French engineer, iron master and politician (1796–1863)

Joseph Léon Talabot (/fr/; 5 February 1796 – 23 September 1863) was a French engineer, iron master and politician. He advocated protectionist policies to maintain the prices of iron and steel. He was the founder of the Denain-Anzin steelworks.

==Early years==

Joseph Léon Talabot was born on 5 February 1796 in Limoges, Haute-Vienne.
His father, Francois Talabot (1764–1839), was a lawyer, and his mother was Marie Agathe Martin-Lagrave.
He had seven siblings, including the railway and canal engineer Paulin Talabot (1799–1885).
He received formal training as an engineer.
Talabot operated the joint-stock Saut-du-Tarn steel making company near Albi, Tarn, which had been founded in the 1820s by capitalists from Toulouse.
In 1836 Talabot's Forges et Laminoirs d'Anzin was founded to make rails for use by the proposed Northern Railroad.
Talabot was the engineer in chief of the Paris-Dijon railway.

==Politician==

Talabot was elected deputy for Limoges, Haute-Vienne, on 23 January 1836, replacing Pierre-Alpinien Bourdeau, who had resigned.
He was reelected on 4 November 1837, 2 March 1839, 9 July 1842 and 1 August 1846.
He sat in the center left, among the supports of Adolphe Thiers.
In 1842, during the debates over the railway laws, he organized a lobby of deputies from the Center and the Midi.
In 1846 the Association pour la défense du Travail national was formed to promote protectionist policies.
The council included Antoine Odier (President), Auguste Mimerel (Vice-President), Joseph Périer (Treasurer) and Louis-Martin Lebeuf (Secretary).
Members included Henri Barbet, Léon Talabot, Eugène Schneider and Jules Hochet.
The Association, and Talabot personally, was opposed to the reform of the customs system advocated by Laurent Cunin-Gridaine.
Talabot's political career ended with the French Revolution of 1848.

==Later career==

In 1849 Talabot merged the Forges et Laminoirs d'Anzin with the nearby Serret, Lelièvre, Dumont et Cie company of Denain to form the Société des hauts-fourneaux et des forges de Denain et Anzin, the largest metallurgical company in the Nord Department.
Talabot managed Denain-Anzin after the merger.
In 1850 the French iron masters created an Assemblée Générale des Maîtres de Forges de France, under the presidency of Léon Talabot.
At the end of the year it took the name of Comité des Maîtres de Forges. In 1855 Talabot assumed the title of president of the Comité des Forges.
In 1860 the Inspector-General of Mines, Combes, wrote to the Minister of Commerce that Talabot's Comité des Forges would use whatever threats or arguments they felt likely to be effective in maintaining the price of iron.
In 1860 Talabot also became president of a new Association for the Defense of National Labor, which was opposed to lowering of tariffs.

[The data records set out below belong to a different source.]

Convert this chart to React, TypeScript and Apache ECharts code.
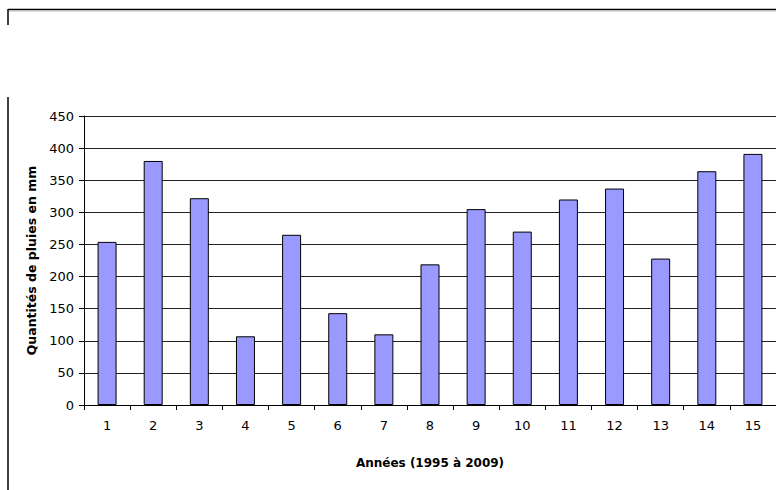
import React, { useEffect, useRef } from "react";
import * as echarts from "echarts";

const categories = ["1", "2", "3", "4", "5", "6", "7", "8", "9", "10", "11", "12", "13", "14", "15"];
const rainfall = [254, 380, 322, 107, 265, 143, 110, 219, 305, 270, 320, 337, 228, 364, 391];
const yAxisTitle = "Quantités de pluies en mm";
const xAxisTitle = "Années (1995 à 2009)";

export default function App() {
  const ref = useRef<HTMLDivElement>(null);
  useEffect(() => {
    document.body.style.margin = "0";
    const chart = echarts.init(ref.current!, null, { renderer: "svg" });
    chart.setOption({
      animation: false,
      backgroundColor: "#fff",
      textStyle: { fontFamily: "DejaVu Sans" },
      grid: { left: 84, right: 0, top: 116, bottom: 85 },
      xAxis: {
        type: "category",
        data: categories,
        name: xAxisTitle,
        nameLocation: "middle",
        nameGap: 52,
        nameTextStyle: { fontFamily: "DejaVu Sans", fontWeight: "bold", fontSize: 12, color: "#000" },
        axisLine: { lineStyle: { color: "#000", width: 1 } },
        axisTick: { show: true, alignWithLabel: false, length: 5, lineStyle: { color: "#000" } },
        axisLabel: { margin: 14, fontSize: 13, color: "#000", fontFamily: "DejaVu Sans" },
        splitLine: { show: false },
      },
      yAxis: {
        type: "value",
        min: 0,
        max: 450,
        interval: 50,
        name: yAxisTitle,
        nameLocation: "middle",
        nameGap: 46,
        nameTextStyle: { fontFamily: "DejaVu Sans", fontWeight: "bold", fontSize: 12.5, color: "#000" },
        axisLine: { show: true, lineStyle: { color: "#000", width: 1 } },
        axisTick: { show: true, length: 5, lineStyle: { color: "#000" } },
        axisLabel: { margin: 10, fontSize: 13, color: "#000", fontFamily: "DejaVu Sans" },
        splitLine: { show: true, lineStyle: { color: "#222", width: 1 } },
      },
      series: [
        {
          type: "bar",
          data: rainfall,
          barWidth: 19,
          itemStyle: { color: "#9999FF", borderColor: "#000", borderWidth: 1 },
        },
      ],
      graphic: [
        { type: "line", shape: { x1: 8, y1: 9.5, x2: 776, y2: 9.5 }, style: { stroke: "#000", lineWidth: 1.5 } },
        { type: "line", shape: { x1: 8, y1: 11, x2: 776, y2: 11 }, style: { stroke: "#bbb", lineWidth: 1 } },
        { type: "line", shape: { x1: 8, y1: 9, x2: 8, y2: 25 }, style: { stroke: "#000", lineWidth: 1.5 } },
        { type: "line", shape: { x1: 8, y1: 97, x2: 8, y2: 490 }, style: { stroke: "#000", lineWidth: 1.5 } },
      ],
    });
    return () => chart.dispose();
  }, []);
  return <div ref={ref} style={{ width: 776, height: 490 }} />;
}
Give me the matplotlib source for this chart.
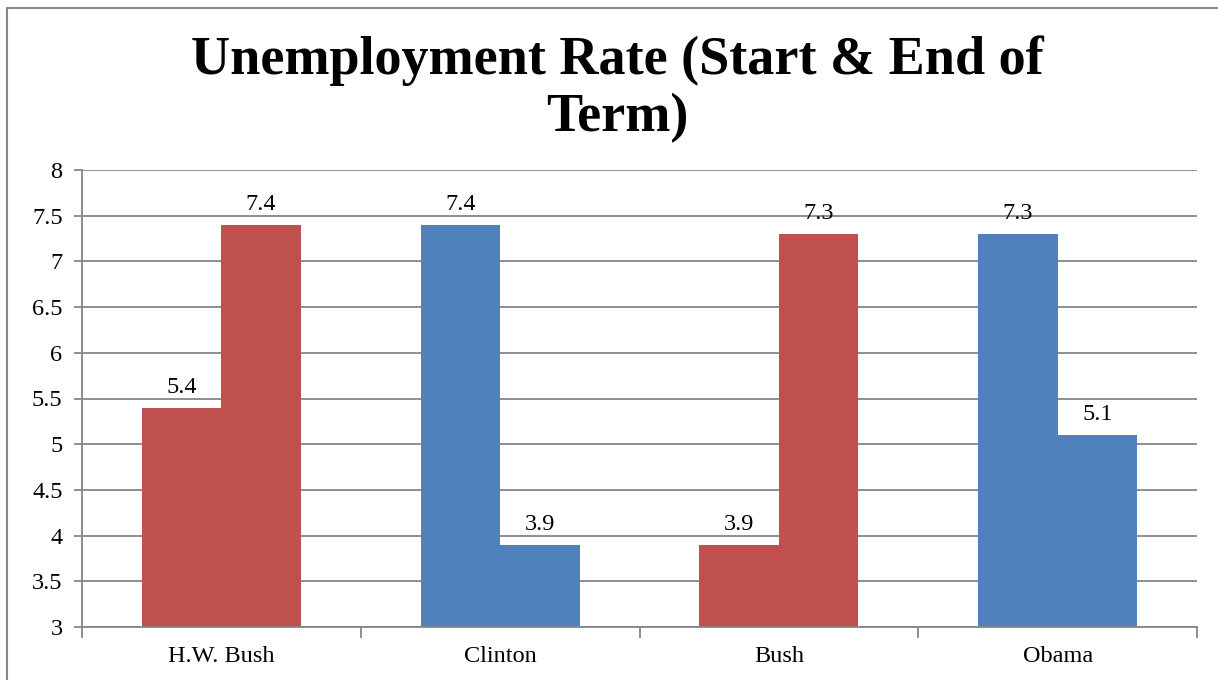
import matplotlib as mpl
import matplotlib.pyplot as plt
import numpy as np
from matplotlib.patches import Rectangle
from matplotlib.ticker import FixedLocator, NullFormatter

# --- data ---
presidents = ["H.W. Bush", "Clinton", "Bush", "Obama"]
start_rate = [5.4, 7.4, 3.9, 7.3]
end_rate = [7.4, 3.9, 7.3, 5.1]
party = ["R", "D", "R", "D"]
yticks = [3, 3.5, 4, 4.5, 5, 5.5, 6, 6.5, 7, 7.5, 8]

party_color = {"R": "#C0504D", "D": "#4F81BD"}
grid_color = "#868686"

mpl.rcParams["font.family"] = ["Liberation Serif", "DejaVu Serif"]

fig = plt.figure(figsize=(12.18, 6.8), dpi=100)
ax = fig.add_axes([82 / 1218, 1 - 627 / 680, (1197 - 82) / 1218, (627 - 170) / 680])

x = np.arange(len(presidents))
bar_w = 0.285
colors = [party_color[p] for p in party]
bars_start = ax.bar(x - bar_w / 2, start_rate, bar_w, bottom=0, color=colors, zorder=2)
bars_end = ax.bar(x + bar_w / 2, end_rate, bar_w, bottom=0, color=colors, zorder=2)

for bars, vals in ((bars_start, start_rate), (bars_end, end_rate)):
    for b, v in zip(bars, vals):
        ax.annotate(f"{v:g}", xy=(b.get_x() + b.get_width() / 2, v),
                    xytext=(0, 7), textcoords="offset points",
                    ha="center", va="bottom", fontsize=17.5, color="black")

ax.set_ylim(3, 8)
ax.set_xlim(-0.5, len(presidents) - 0.5)
ax.set_yticks(yticks)
ax.set_yticklabels([f"{t:g}" for t in yticks])
ax.yaxis.grid(True, color=grid_color, lw=1.3, zorder=0)
ax.set_axisbelow(True)

ax.set_xticks(x)
ax.set_xticklabels(presidents)
ax.xaxis.set_minor_locator(FixedLocator(np.arange(len(presidents) + 1) - 0.5))
ax.xaxis.set_minor_formatter(NullFormatter())
ax.tick_params(axis="x", which="major", length=0, pad=14, labelsize=17.5)
ax.tick_params(axis="x", which="minor", length=8, width=1.3, color=grid_color, direction="out")
ax.tick_params(axis="y", which="major", length=6, width=1.3, color=grid_color,
               direction="out", pad=8, labelsize=17.5)

for side in ("top", "right"):
    ax.spines[side].set_visible(False)
for side in ("left", "bottom"):
    ax.spines[side].set_color(grid_color)
    ax.spines[side].set_linewidth(1.3)

fig.text(617 / 1218, 1 - 89 / 680, "Unemployment Rate (Start & End of\nTerm)",
         ha="center", va="center", fontsize=39, fontweight="bold",
         linespacing=1.18)

# chart area frame
fig.add_artist(Rectangle((7 / 1218, -0.05), 1.1, 1 - 8 / 680 + 0.05,
                         transform=fig.transFigure, fill=False,
                         edgecolor=grid_color, lw=1.5))

fig.savefig("out.png", dpi=100, facecolor="white")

Talabot was made a knight of the Legion of Honour.
He died on 23 September 1863 in Soisy-sous-Montmorency, Val-d'Oise.
Baron Robert de Nervo married Léon Talabot's daughter Lucie-Agathe (1844–73) on 31 October 1867.
The Nervo family would make Denain-Anzin the fifth-largest steel producer in France by 1913.

==Publications==

- Talabot, Léon (1860). "Le Régime douanier en 1860. Fers."